Yeah, in the last two years I [have been] feeling excited about music in general. Since lockdown ended and clubs opened again – being paid money to go and [DJ], if you told me when I was 12 that was going to happen I wouldn’t have believed it. It’s strange, when I was young I would buy DVDs of festivals, and watch people DJing and all my friends would be like: “What the fuck are you watching?” I mean where I grew up none of this would happen. So I would watch a DVD of Paul Van Dyk and get really excited about it.
I’ve tried quite a few different career paths, and think music is the main thing that I never feel distracted whilst doing. Whenever I’ve tried different [avenues of work] my mind is always like in five different places at the same time, but whenever I do anything in music I can really stay on it.

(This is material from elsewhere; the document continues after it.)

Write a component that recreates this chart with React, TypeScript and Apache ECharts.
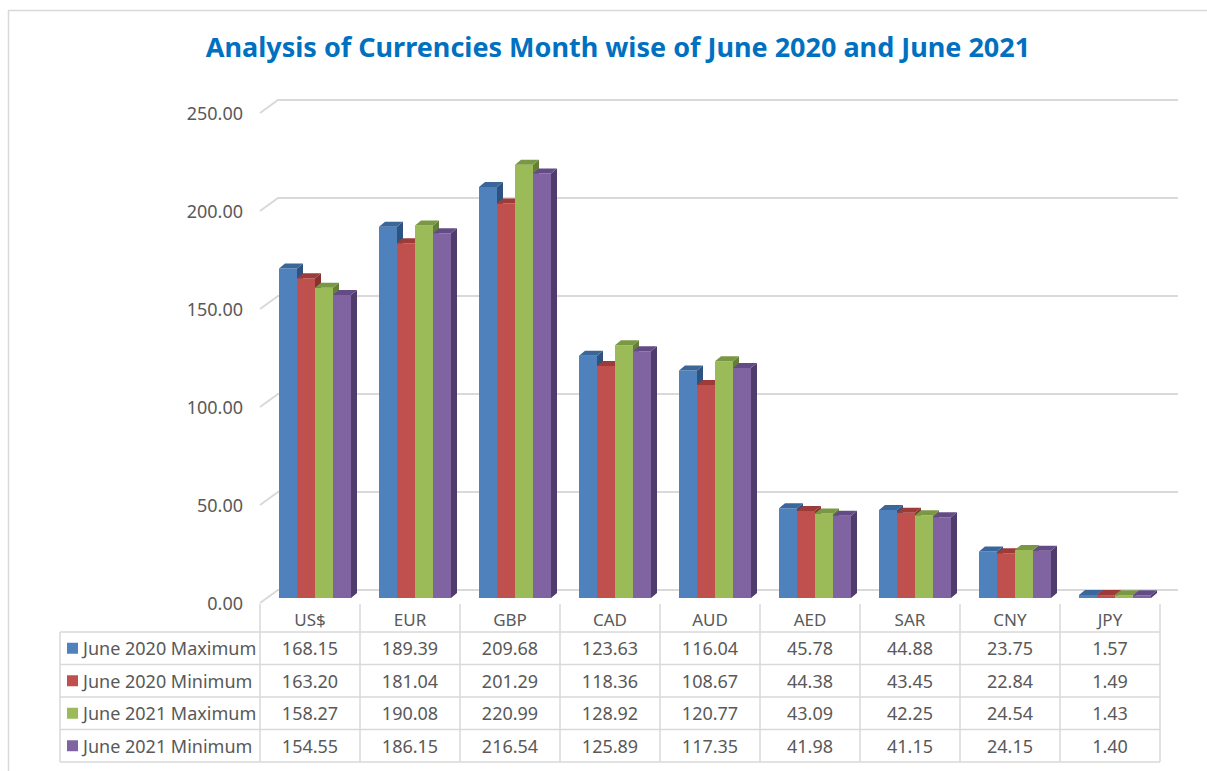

What was the most memorable gig you’ve ever played?
There’s probably a few, but Adonis New Year’s this year was insane. I played for two hours at the new space that The Cause has, and they have this room upstairs that has low ceilings, loads of lights. It’s really intense, it’s so hot there’s literally sweat dripping, everyone’s topless but I like it because it’s dedication to be there in that room – you’re either going to be into it or not. It was so good that when I stopped playing one of my friends hugged me and I cried a little bit because I was just so overwhelmed.
What’s next for Kasra V?
Actually good [things]. This year in general is the first time I have months where I’m DJing every week. I’m travelling a lot, Adonis again in May and doing Circoloco in Ibiza. And I have three releases as Flower Storm, two solo releases and a few remixes here and there.
And finally, can you tell us about your Impact mix?
It was recorded in my house on two CDJs and two vinyl decks, which is pretty much my setup, and my flatmate’s rotary mixer. I don’t normally usually use rotary mixers, I actually just prefer Pioneer – for me they are actually the best. But the mix is kind of retrospective musically, and I am retrospective personally and I’ve come to terms with that in the past year or two. I was listening to a lot of Danny Tenaglia’s Twisted America label and Global Underground’s mix series and this Tony De Vit 12-hour mix from TRADE, which back then must have been like what, 500 records? And also going out a lot at the time and listening to friends who I find inspiring every time I see them DJ, like Marie Malarie again, Byron Yeates, Alex Kassian, THC – so it was probably a mix of all of that.